ヤン・カールソン(堤猶二訳)「真実の瞬間―SAS(スカンジナビア航空)のサービス戦略はなぜ成功したか」、ダイヤモンド社(1990)
色あせないどころか、世の中はヤン・カールソンの実践に向かっている。にも関わらず、単純なことなのにできない。(サービス)イノベーションというのはそういうものかもしれない。
ひらめきといえば、昨晩、茂木先生の
茂木健一郎「ひらめきの導火線」、PHP社(2008)
を読んだ。トヨタとノーベル賞を結びつけて考えるって、相当な編集能力だ。茂木先生の本は、没頭してしまうとあまり面白くない。構想を味わいながら読むと面白い。この本は、その典型だろう。
まだ、続く。こちらも仕事ネタだが、中川邦夫さんの問題解決本「全体観」の上下を一挙に呼んだ。高い本なので、気にしつつも、今まで手を出していなかった本。この人は一体どういう頭の構造をしているのだろう。これに尽きる。すごい!
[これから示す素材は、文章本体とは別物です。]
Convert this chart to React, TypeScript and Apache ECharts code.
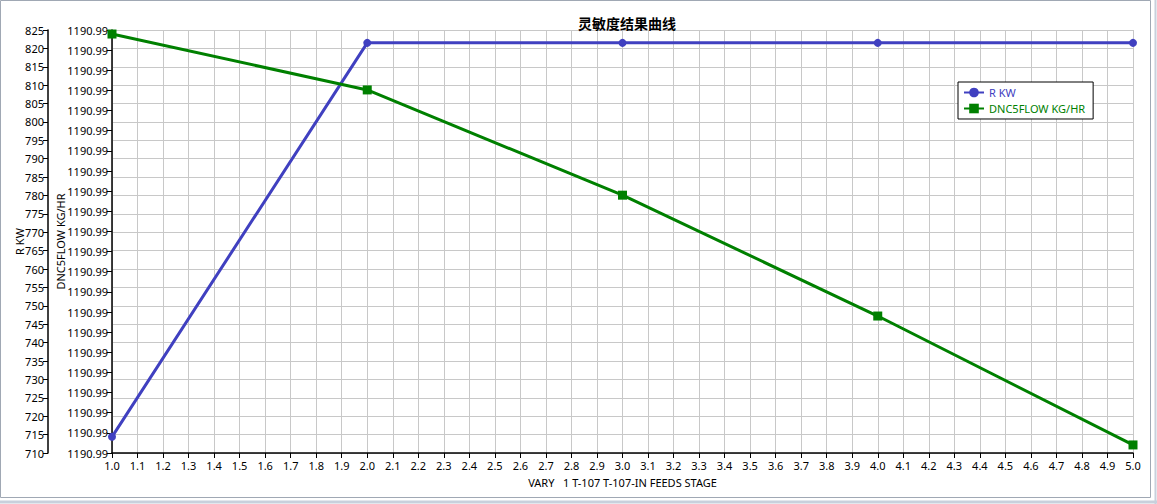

問題解決本が乱刊されているので、一度、僕なりの整理の記事を書こうと思うが、僕のナンバー1は
佐藤 允一「新版 図解・問題解決入門―問題の見つけ方と手の打ち方」、ダイヤモンド社(2003)
である。この本は新装版で、もともとは1884年に出版された
佐藤 允一「問題構造学入門―知恵の方法を考える」、ダイヤモンド社(1984)
なので、25年前に出版された本。
何が気に入っているかというと、現代的な問題解決本は、考えるパターン、つまり、ソリューションを与えようとしている。言い換えれば、考えない問題解決を究極の姿としている。この本は、考えるための規範を与えている点。まあ、今のご時勢では売れないと思うが、この本で問題解決のコツをつかんだ人は強いと思う。
中川さんの本も、ひょっとすると佐藤さんの本に近い存在になるかもしれない。
中川 邦夫(コンテンツ・ファクトリー編、中川学イラスト)「問題解決の全体観 上巻 ハード思考編」、コンテンツ・ファクトリー(2008)
中川 邦夫(コンテンツ・ファクトリー編、中川学イラスト)「問題解決の全体観 上巻 ソフト思考編」、コンテンツ・ファクトリー(2008)
土曜日の夜につれずれなるままに、綴ったが、今日の日記はここまで。